Coat of arm of the family of the clockmakers Martinot.

Balthazar Martinot (1636–1714) was a French clockmaker, and valet de chambre of the Queen and the King. Martinot was considered one of the most famous clockmakers in Europe of his time. He made clocks for the French, European and East Asian markets.
==Biography==
Balthazar Martinot was born in Rouen, the son of Balthazar Martinot I (1610–1697), Gouverneur du Gros Horloge in Rouen. His brothers, Claude (1637-after 1697), Etienne (1639–1702) and Gilles (1658–1726) were also clockmakers of repute and in turn Martinot II sired Balthazar-Louis Martinot, who became Ecuyer and Valet de la Garde-Robe du Roi. Unlike his father, Balthazar Martinot worked in Paris from circa 1660, where he was established at rue Galande in 1683 and Quai des Orfèvres in 1697.

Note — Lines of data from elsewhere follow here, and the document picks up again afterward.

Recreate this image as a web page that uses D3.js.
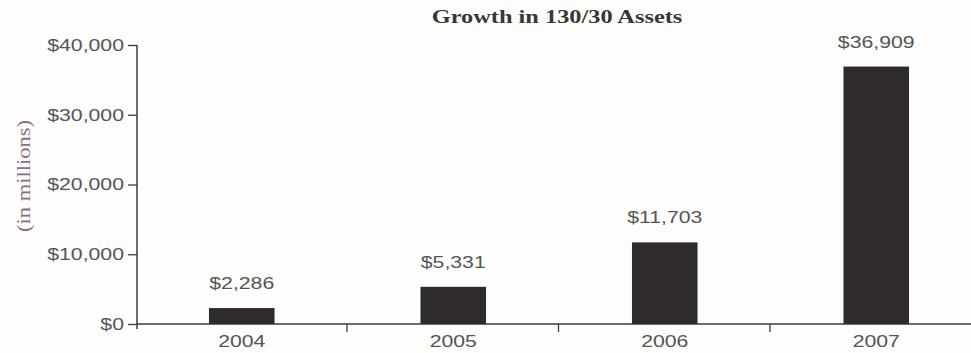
<!DOCTYPE html>
<html>
<head>
<meta charset="utf-8">
<script src="https://cdn.jsdelivr.net/npm/d3@7"></script>
<style>
  body { margin: 0; background: #fdfdfc; }
  svg { display: block; }
</style>
</head>
<body>
<div id="chart"></div>
<script>
// data
const years = ['2004', '2005', '2006', '2007'];
const assets = [2286, 5331, 11703, 36909];
const yTicks = [0, 10000, 20000, 30000, 40000];

const width = 971, height = 353;
// the scan is stretched sideways, so text gets a horizontal scale too
const stretch = 1.25;

const svg = d3.select('#chart').append('svg')
    .attr('width', width)
    .attr('height', height);

const x = d3.scaleBand()
    .domain(years)
    .range([136, 982])
    .paddingInner(0.69)
    .paddingOuter(0.345);

const y = d3.scaleLinear()
    .domain([0, 40000])
    .range([324, 45]);

const money = d => '$' + d3.format(',')(d);

// title
svg.append('text')
    .attr('transform', `translate(557, 23) scale(${stretch}, 1)`)
    .attr('text-anchor', 'middle')
    .attr('font-family', '"Liberation Serif", "Times New Roman", serif')
    .attr('font-weight', 'bold')
    .attr('font-size', '19.5px')
    .attr('fill', '#3a3636')
    .text('Growth in 130/30 Assets');

// y axis label
svg.append('text')
    .attr('transform', 'translate(30, 176) rotate(-90)')
    .attr('text-anchor', 'middle')
    .attr('font-family', '"Liberation Serif", "Times New Roman", serif')
    .attr('font-size', '18px')
    .attr('fill', '#8a6e88')
    .attr('textLength', 112)
    .attr('lengthAdjust', 'spacingAndGlyphs')
    .text('(in millions)');

// y axis
const yAxis = svg.append('g')
    .attr('transform', 'translate(137, 0)')
    .call(d3.axisLeft(y).tickValues(yTicks).tickFormat(money).tickSize(9).tickSizeOuter(0));

yAxis.select('.domain').attr('stroke', '#3e3b3b').attr('stroke-width', 1.5)
    .attr('d', `M0,${y(40000)}V${y(0) + 5}`);
yAxis.selectAll('.tick line').attr('stroke', '#3e3b3b').attr('stroke-width', 1.3);
yAxis.selectAll('.tick text')
    .attr('x', null)
    .attr('transform', `translate(-13, 0) scale(${stretch}, 1)`)
    .attr('font-family', '"Liberation Sans", Arial, sans-serif')
    .attr('font-size', '17px')
    .attr('fill', '#555');

// x axis: baseline plus ticks between categories
const xg = svg.append('g');
xg.append('line')
    .attr('x1', 137).attr('x2', width)
    .attr('y1', y(0)).attr('y2', y(0))
    .attr('stroke', '#3e3b3b')
    .attr('stroke-width', 1.5);

const step = x.step();
xg.selectAll('.sep')
    .data(years.slice(1))
    .join('line')
    .attr('class', 'sep')
    .attr('x1', d => x(d) - x.paddingInner() * step / 2 - 0.5)
    .attr('x2', d => x(d) - x.paddingInner() * step / 2 - 0.5)
    .attr('y1', y(0))
    .attr('y2', y(0) + 8)
    .attr('stroke', '#3e3b3b')
    .attr('stroke-width', 1.3);

xg.selectAll('.year')
    .data(years)
    .join('text')
    .attr('class', 'year')
    .attr('transform', d => `translate(${x(d) + x.bandwidth() / 2}, 347) scale(${stretch}, 1)`)
    .attr('text-anchor', 'middle')
    .attr('font-family', '"Liberation Sans", Arial, sans-serif')
    .attr('font-size', '17px')
    .attr('fill', '#555')
    .text(d => d);

// bars
svg.selectAll('.bar')
    .data(assets)
    .join('rect')
    .attr('class', 'bar')
    .attr('x', (d, i) => x(years[i]))
    .attr('width', x.bandwidth())
    .attr('y', d => y(d))
    .attr('height', d => y(0) - y(d))
    .attr('fill', '#2f2b2b');

// value labels
svg.selectAll('.val')
    .data(assets)
    .join('text')
    .attr('class', 'val')
    .attr('transform', (d, i) => `translate(${x(years[i]) + x.bandwidth() / 2}, ${y(d) - 19}) scale(${stretch}, 1)`)
    .attr('text-anchor', 'middle')
    .attr('font-family', '"Liberation Sans", Arial, sans-serif')
    .attr('font-size', '17px')
    .attr('fill', '#555')
    .text(money);
</script>
</body>
</html>
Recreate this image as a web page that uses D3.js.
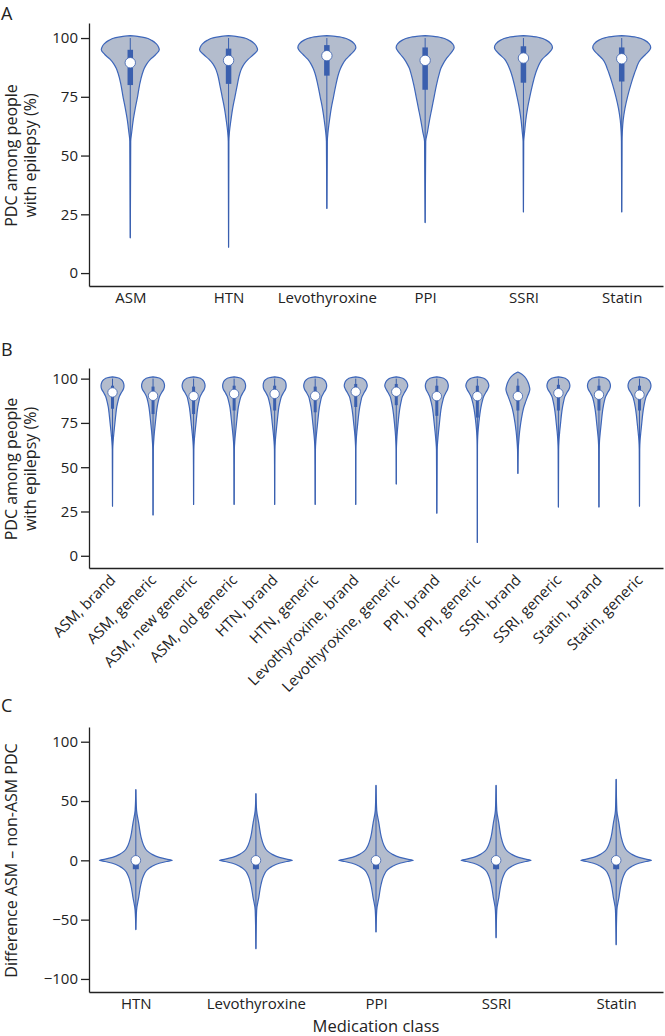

His daughter Anne Martinot married the king's goldsmith Philippe Van Dievoet.
He retired to Saint-Germain-en-Laye in 1710, a few years before his death.

==Clockmaking career==
In 1665 he succeeded his father-in-law, Pierre Belon, as Valet de Chambre-Horloger Ordinaire de la Reine, Anne of Austria. He was later appointed Horloger Ordinaire du Conseil du Roi, Garde-Visiteur, 1678–79 and 1693-95. His eilte clients included Louis XIV, the Grand Dauphin, the Ducs d’Aumont and de La Trémoille, the Prince de Rohan, the Marquis d’Argenson, the Comtesse de Polignac, the Cardinal de Gesvres, the Présidents du Harlay, de Lamoignon, de Maison and many others.

He also sold several clocks to the King of Siam in 1685 and supplied a number to Constantinople. An inventory of 1700 revealed that he held the largest stock of clocks in Paris, while five years previously he had organized a significant lottery in association with his colleague, Nicholas Gribelin.

His clocks were housed in cases made by Jean-Michel Ziegler and André-Charles Boulle. His works are now installed in collections including the Musée du Louvre, Musée de Cluny and Musée National des Techniques, Paris; the Musée des Arts Décoratifs, Lyons; Musée de Saint-Pierre; Musée de Pau and Château de Champs; the Museum der Zeitmessung Beyer, Zurich; Musée d’Horlogerie de La Chaux-de-Fonds; the Mathematisch-Physikalischer Salon, Dresden; the Victoria and Albert Museum, London and the Museum of Art, Cleveland, Ohio.'

The Clock of Brasília's Palácio do Planalto was destroyed, during the Invasion of the Brazilian Congress on 8 January 2023.